世說,桓公在荊州,恥以威刑肅物。令史受杖,正從朱衣上過。桓式年少,從外來,雲,向從閣下過,見令史受杖,上捎雲根,下拂地足。桓公曰,我猶患其重。是令史服朱衣而受杖也。【原注】南史孔覬傳,為御史中丞,鞭令史。為有司所糾,原不問。
南齊書張融傳,大明五年制,二品清官,行僮干杖不得出十。梁書江 傳,弟葺為吏部郎,坐杖曹中干免官。郎官之杖,虛杖也,故至于千。僮干之杖,實杖也,不得過十。然亦失中之法。
沈統,大明中為著作佐郎。先是,五省官所給干僮不得雜役,太祖世,坐以免官者前後數百人。統役僮過差,有司奏免,世祖詔曰,自頃干僮多不祗給,主可量听行杖。

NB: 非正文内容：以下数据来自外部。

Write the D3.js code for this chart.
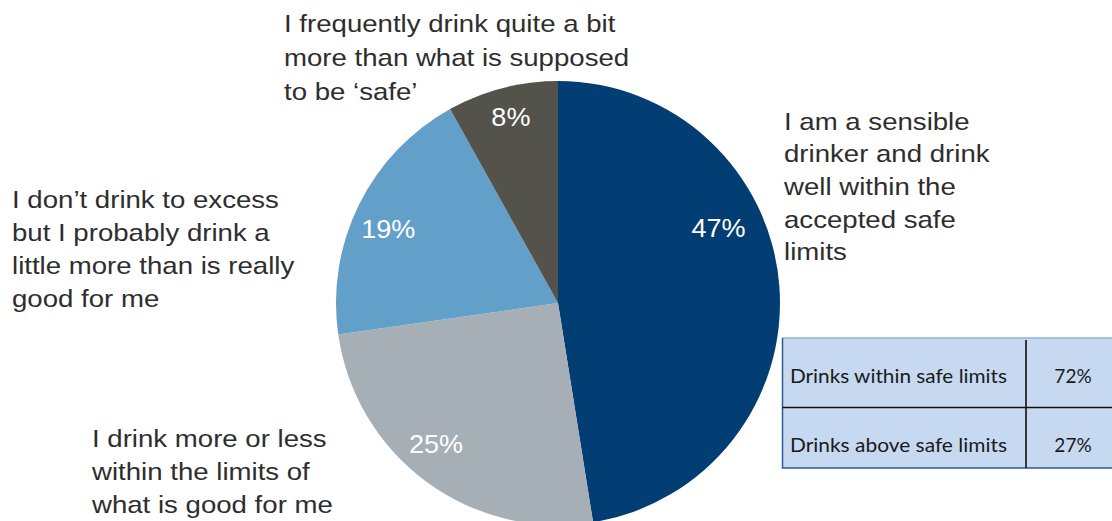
<!DOCTYPE html>
<html>
<head>
<meta charset="utf-8">
<script src="https://cdn.jsdelivr.net/npm/d3@7"></script>
<style>
  html, body { margin: 0; padding: 0; background: #ffffff; }
  svg { display: block; }
</style>
</head>
<body>
<svg id="chart" width="1112" height="521"></svg>
<script>
// Survey answers: how people describe their own drinking
const categories = [
  "I am a sensible drinker and drink well within the accepted safe limits",
  "I drink more or less within the limits of what is good for me",
  "I don\u2019t drink to excess but I probably drink a little more than is really good for me",
  "I frequently drink quite a bit more than what is supposed to be \u2018safe\u2019"
];
const shares = [47, 25, 19, 8];
const valueLabels = ["47%", "25%", "19%", "8%"];

// Wrapped category labels as they are set beside the pie
const labelLines = [
  ["I am a sensible", "drinker and drink", "well within the", "accepted safe", "limits"],
  ["I drink more or less", "within the limits of", "what is good for me"],
  ["I don\u2019t drink to excess", "but I probably drink a", "little more than is really", "good for me"],
  ["I frequently drink quite a bit", "more than what is supposed", "to be \u2018safe\u2019"]
];

// Summary table
const summaryRows = ["Drinks within safe limits", "Drinks above safe limits"];
const summaryValues = ["72%", "27%"];

const colors = ["#023d73", "#a6aeb6", "#629fc9", "#54534b"];

const svg = d3.select("#chart");

// ---- Pie ----
const cx = 558, cy = 303, radius = 222;
const pie = d3.pie().sort(null).value(d => d)(shares);
const arc = d3.arc().innerRadius(0).outerRadius(radius);

const g = svg.append("g").attr("transform", `translate(${cx},${cy})`);
g.selectAll("path.slice")
  .data(pie)
  .join("path")
  .attr("class", "slice")
  .attr("d", arc)
  .attr("fill", (d, i) => colors[i]);

// Value labels inside slices, placed at a per-slice polar offset
const valuePlacement = [
  { angle: 65.0, dist: 177 },   // 47%
  { angle: 221.0, dist: 186 },  // 25%
  { angle: 293.5, dist: 185 },  // 19%
  { angle: 345.8, dist: 192 }   // 8%
];
g.selectAll("text.value")
  .data(pie)
  .join("text")
  .attr("class", "value")
  .attr("transform", (d, i) => {
    const a = valuePlacement[i].angle * Math.PI / 180;
    const x = Math.sin(a) * valuePlacement[i].dist;
    const y = -Math.cos(a) * valuePlacement[i].dist;
    return `translate(${x},${y}) scale(1.06,1)`;
  })
  .attr("dy", "0.36em")
  .attr("text-anchor", "middle")
  .attr("font-family", "Liberation Sans, Arial, sans-serif")
  .attr("font-size", 25.5)
  .attr("fill", "#ffffff")
  .text((d, i) => valueLabels[i]);

// ---- Category labels (set slightly wide) ----
const labelPlacement = [
  { x: 784, y: 129.5, step: 32.75 },
  { x: 92, y: 447, step: 33 },
  { x: 12, y: 208, step: 33 },
  { x: 284, y: 32, step: 34 }
];
labelLines.forEach((lines, i) => {
  const p = labelPlacement[i];
  const t = svg.append("text")
    .attr("transform", `translate(${p.x},${p.y}) scale(1.15,1)`)
    .attr("font-family", "Liberation Sans, Arial, sans-serif")
    .attr("font-size", 24)
    .attr("fill", "#2e2e2e");
  lines.forEach((ln, k) => {
    t.append("tspan")
      .attr("x", 0)
      .attr("y", k * p.step)
      .text(ln);
  });
});

// ---- Summary table ----
const tbl = { x: 782.5, y: 338, w: 340, h: 130, splitX: 1026, splitY: 407.5 };
const tg = svg.append("g");
tg.append("rect")
  .attr("x", tbl.x).attr("y", tbl.y)
  .attr("width", tbl.w).attr("height", tbl.h)
  .attr("fill", "#c6d9f1");
// top border (light)
tg.append("line")
  .attr("x1", tbl.x).attr("x2", tbl.x + tbl.w)
  .attr("y1", tbl.y).attr("y2", tbl.y)
  .attr("stroke", "#8fb0d6").attr("stroke-width", 1.5);
// left and bottom borders (dark blue)
tg.append("path")
  .attr("d", `M${tbl.x},${tbl.y} V${tbl.y + tbl.h} H${tbl.x + tbl.w}`)
  .attr("fill", "none")
  .attr("stroke", "#2f5a96").attr("stroke-width", 1.5);
// row divider
tg.append("line")
  .attr("x1", tbl.x).attr("x2", tbl.x + tbl.w)
  .attr("y1", tbl.splitY).attr("y2", tbl.splitY)
  .attr("stroke", "#111111").attr("stroke-width", 1.6);
// column divider
tg.append("line")
  .attr("x1", tbl.splitX).attr("x2", tbl.splitX)
  .attr("y1", 340).attr("y2", tbl.y + tbl.h)
  .attr("stroke", "#111111").attr("stroke-width", 1.6);

const rowBase = [383, 452];
tg.selectAll("text.rowlabel")
  .data(summaryRows)
  .join("text")
  .attr("class", "rowlabel")
  .attr("x", 790)
  .attr("y", (d, i) => rowBase[i])
  .attr("font-family", "Lato, Carlito, Calibri, sans-serif")
  .attr("font-size", 19)
  .attr("fill", "#1a1a1a")
  .attr("textLength", 217)
  .attr("lengthAdjust", "spacingAndGlyphs")
  .text(d => d);
tg.selectAll("text.rowvalue")
  .data(summaryValues)
  .join("text")
  .attr("class", "rowvalue")
  .attr("x", 1073)
  .attr("y", (d, i) => rowBase[i])
  .attr("text-anchor", "middle")
  .attr("font-family", "Lato, Carlito, Calibri, sans-serif")
  .attr("font-size", 19)
  .attr("fill", "#1a1a1a")
  .text(d => d);
</script>
</body>
</html>
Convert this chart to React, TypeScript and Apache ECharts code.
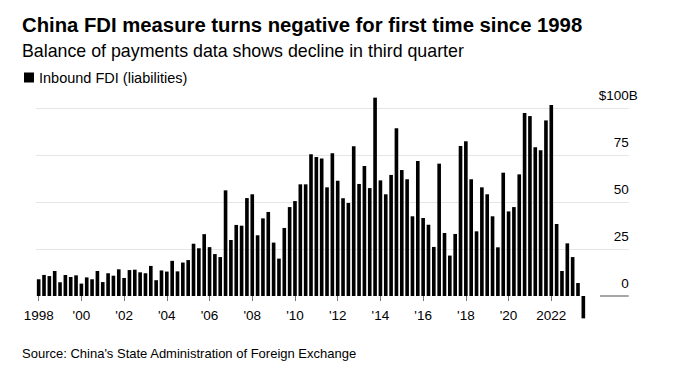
import { useEffect, useRef } from "react";
import * as echarts from "echarts";

// Quarterly inbound FDI (liabilities), $ billions
const fdi1998to2002 = [
  8.9, 11.2, 10.6, 13.3, 7.3, 11.2, 10.1, 11.0, 6.6, 9.9, 8.9, 13.3,
  7.4, 12.1, 10.8, 14.2, 9.6, 13.8, 14.0, 12.6,
];
const fdi2003to2007 = [
  12.1, 16.0, 8.4, 13.6, 13.0, 18.7, 13.1, 17.8, 19.1, 27.8, 25.4, 32.9,
  26.0, 22.3, 20.7, 56.2, 29.8, 37.8, 37.4, 52.1,
];
const fdi2008to2012 = [
  54.1, 32.3, 41.3, 44.7, 28.4, 19.9, 36.2, 47.3, 50.5, 59.4, 59.4, 75.4,
  73.9, 73.2, 57.8, 75.9, 61.3, 52.0, 49.5, 79.6,
];
const fdi2013to2017 = [
  59.6, 69.1, 57.4, 105.5, 61.5, 54.1, 64.4, 89.2, 67.0, 62.1, 42.4, 71.8,
  41.5, 37.9, 26.1, 70.4, 33.5, 21.5, 33.0, 79.8,
];
const fdi2018to2023 = [
  82.3, 62.1, 34.4, 57.8, 54.1, 42.4, 25.9, 65.6, 45.0, 47.3, 64.7, 97.3,
  95.7, 79.1, 77.5, 93.4, 101.6, 38.3, 13.3, 28.0, 20.7, 6.9, -11.9,
];
const fdiValues = [
  ...fdi1998to2002,
  ...fdi2003to2007,
  ...fdi2008to2012,
  ...fdi2013to2017,
  ...fdi2018to2023,
];

const firstYear = 1998;
const quarterNames = ["Q1", "Q2", "Q3", "Q4"];
const quarters = fdiValues.map(
  (_, i) => `${firstYear + Math.floor(i / 4)} ${quarterNames[i % 4]}`
);
const fullYearLabels = [1998, 2022];
const yTicks = [0, 25, 50, 75, 100];

const FONT = "'Liberation Sans', Arial, Helvetica, sans-serif";

export default function App() {
  const ref = useRef<HTMLDivElement>(null);

  useEffect(() => {
    if (!ref.current) return;
    const chart = echarts.init(ref.current, null, { renderer: "svg" });
    const gridTop = 61;
    const pxPerUnit = 1.88;
    chart.setOption({
      animation: false,
      backgroundColor: "#fff",
      textStyle: { fontFamily: FONT },
      title: [
        {
          text: "China FDI measure turns negative for first time since 1998",
          left: 22,
          top: 14.5,
          padding: 0,
          textStyle: {
            fontFamily: FONT,
            fontSize: 20.3,
            fontWeight: "bold",
            color: "#000",
            lineHeight: 21,
          },
        },
        {
          text: "Balance of payments data shows decline in third quarter",
          left: 22,
          top: 41.8,
          padding: 0,
          textStyle: {
            fontFamily: FONT,
            fontSize: 17.8,
            fontWeight: "normal",
            color: "#000",
            lineHeight: 19,
          },
        },
        {
          text: "Source: China's State Administration of Foreign Exchange",
          left: 22,
          top: 346.5,
          padding: 0,
          textStyle: {
            fontFamily: FONT,
            fontSize: 13,
            fontWeight: "normal",
            color: "#000",
            lineHeight: 14,
          },
        },
      ],
      legend: {
        left: 24,
        top: 70,
        padding: 0,
        itemWidth: 10,
        itemHeight: 10,
        icon: "rect",
        selectedMode: false,
        textStyle: { fontFamily: FONT, fontSize: 14.5, color: "#000", lineHeight: 14.5 },
        data: ["Inbound FDI (liabilities)"],
      },
      grid: [
        { left: 36, width: 592.7, top: gridTop, height: 150 * pxPerUnit },
        { left: 36, width: 550, top: gridTop, height: 125 * pxPerUnit },
      ],
      xAxis: [
        { gridIndex: 0, type: "value", min: 0, max: 1, show: false },
        {
          gridIndex: 1,
          type: "category",
          data: quarters,
          axisLine: { show: false, onZero: false },
          axisTick: {
            show: true,
            alignWithLabel: true,
            length: 5,
            interval: (index: number) => index % 8 === 0,
            lineStyle: { color: "#777", width: 1 },
          },
          axisLabel: {
            interval: (index: number) => index % 8 === 0,
            margin: 12,
            fontFamily: FONT,
            fontSize: 13.5,
            lineHeight: 14,
            color: "#000",
            formatter: (v: string) => {
              const y = Number(v.slice(0, 4));
              return fullYearLabels.includes(y) ? String(y) : "'" + String(y).slice(2);
            },
          },
        },
      ],
      yAxis: [
        {
          gridIndex: 0,
          type: "value",
          position: "right",
          min: -25,
          max: 125,
          interval: 25,
          axisLine: { show: false },
          axisTick: { show: false },
          axisLabel: {
            inside: true,
            margin: -9,
            verticalAlign: "bottom",
            padding: [0, 0, 6, 0],
            formatter: (v: number) => {
              if (!yTicks.includes(v)) return "";
              return v === 100 ? `{n|$${v}}{s|B}` : `{n|${v}}{h|B}`;
            },
            rich: {
              n: { fontFamily: FONT, fontSize: 13.5, color: "#000", lineHeight: 14 },
              s: { fontFamily: FONT, fontSize: 13.5, color: "#000", lineHeight: 14 },
              h: { fontFamily: FONT, fontSize: 13.5, color: "rgba(0,0,0,0)", lineHeight: 14 },
            },
          },
          splitLine: {
            show: true,
            showMinLine: true,
            showMaxLine: true,
            lineStyle: {
              width: 1,
              color: [
                "rgba(0,0,0,0)",
                "rgba(0,0,0,0)",
                "#e5e5e5",
                "#e5e5e5",
                "#e5e5e5",
                "#e5e5e5",
                "rgba(0,0,0,0)",
              ],
            },
          },
        },
        { gridIndex: 1, type: "value", min: 0, max: 125, interval: 25, show: false },
      ],
      series: [
        {
          name: "Inbound FDI (liabilities)",
          type: "bar",
          xAxisIndex: 1,
          yAxisIndex: 1,
          data: fdiValues,
          barWidth: "68%",
          clip: false,
          itemStyle: { color: "#000" },
        },
      ],
    });

    const y0 = chart.convertToPixel({ yAxisIndex: 0 }, 0) as number;
    chart.setOption({
      graphic: [
        {
          type: "line",
          shape: { x1: 600, y1: y0, x2: 628.7, y2: y0 },
          style: { stroke: "#8a8a8a", lineWidth: 1.5 },
          silent: true,
        },
      ],
    });

    return () => chart.dispose();
  }, []);

  return (
    <div
      ref={ref}
      style={{ position: "absolute", left: 0, top: 0, width: 676, height: 374, background: "#fff" }}
    />
  );
}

得行干杖自此始也。
北朝政令比之南朝尤為嚴切。高允傳言,魏初法嚴,朝士多見杖罰。孝昭帝紀言,尚書郎中剖斷有失,輒加捶楚。而及其末世,則有如高陽王雍之以州牧而杖殺職官,【原注】任城王澄傳。唐邕之以錄尚書而撾撻朝士【原注】本傳。者矣。